Söz konusu kurumların da devletin güvenlik birimi olduğunu hatırlatan uzmanlar, böylelikle
terörle çok yönlü mücadele edilmiş olacağını düşünüyor.
Gediktepe ve
Hantepe karakollarını koruyan askerî üslere
baskın yapan
PKK'lıların görüntüleri,
Genelkurmay başta olmak üzere 30 ayrı birime aynı anda aktarıldı. Buna rağmen 18 asker şehit oldu.
Dağlıca baskını öncesinde de PKK'lılara ait görüntüler tespit edilmesine rağmen yine herhangi bir önlem alınmadığı belirlenmişti.
Terör Uzmanı Tuncer
Günay, Genelkurmay, Emniyet,
MİT, Jandarma ve hükümetten temsilcilerin de bulunduğu Heron görüntülerini
izleme ve değerlendirme koordinasyon merkezinin kurulmasını
teklif ediyor. Görüntülerin sadece bölgedeki karargâhların dışında eşzamanlı olarak bu merkezlerden de izleneceğini anlatan Günay, bu durumda zafiyetin en aza indirileceğini düşünüyor. Günay, şöyle devam ediyor: "Böylece teröristlerin baskın öncesi
hazırlık yaptıkları halde nasıl olup da müdahale edilmediğini anlamış oluruz. Her baskından sonra çemberi yarıp kaçtıklarını sadece birkaç
komutan değil, toplumu ve hükümeti temsil eden bu yasal merkez de görecektir. Öfkeyi ve etnik gerilimi artıran karakol baskınlarının iç yüzü daha iyi anlaşılacak. Toplumda beliren ağır kuşkular dağılacaktır."

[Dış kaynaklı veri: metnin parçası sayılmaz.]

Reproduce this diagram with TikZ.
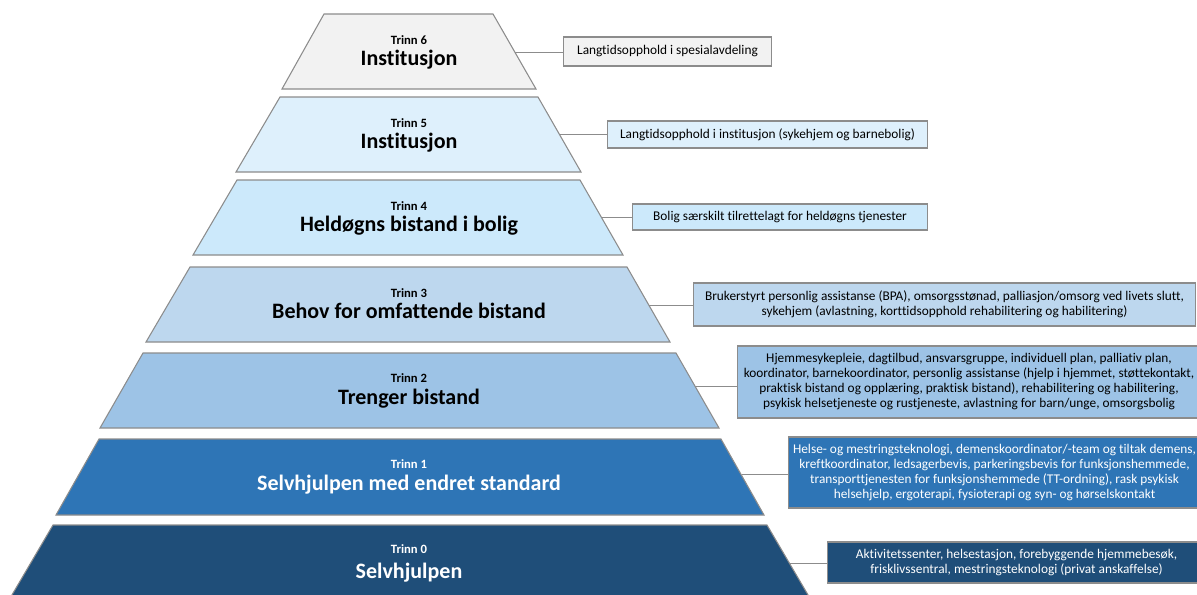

Strateji ve Siyaset Bilimi Uzmanı Prof. Dr. Birol Akgün de görüntülerin farklı birimler tarafından değerlendirilmesinin başta Genelkurmay olmak üzere Türkiye'ye yarar sağlayacağını belirtiyor. İstihbaratın değerlendirilmesinin çok önemli bir süreç olduğunu ifade eden Akgün, bu işleyişin
sivil irade tarafından da denetlenmesi gerektiğini vurguluyor. Yakın bir zaman önce kurulan
Kamu Güvenliği Müsteşarlığı'na bu konuda önemli görevler düştüğünü belirtiyor.
Heronların kontrolünün kimlerin elinde bulunduğunun da çok önemli olduğuna dikkat çeken Akgün, şöyle devam ediyor: "Bu araçları kullanan ekiplerin önemli bir kısmı İsrail'den geliyor. Görüntülerin değerlendirilmesi için nasıl bir aktarım yapıldığı burada çok önemli. Bu mekanizmanın kontrolü o coğrafyayı iyi bilenlerin elinde olmalı."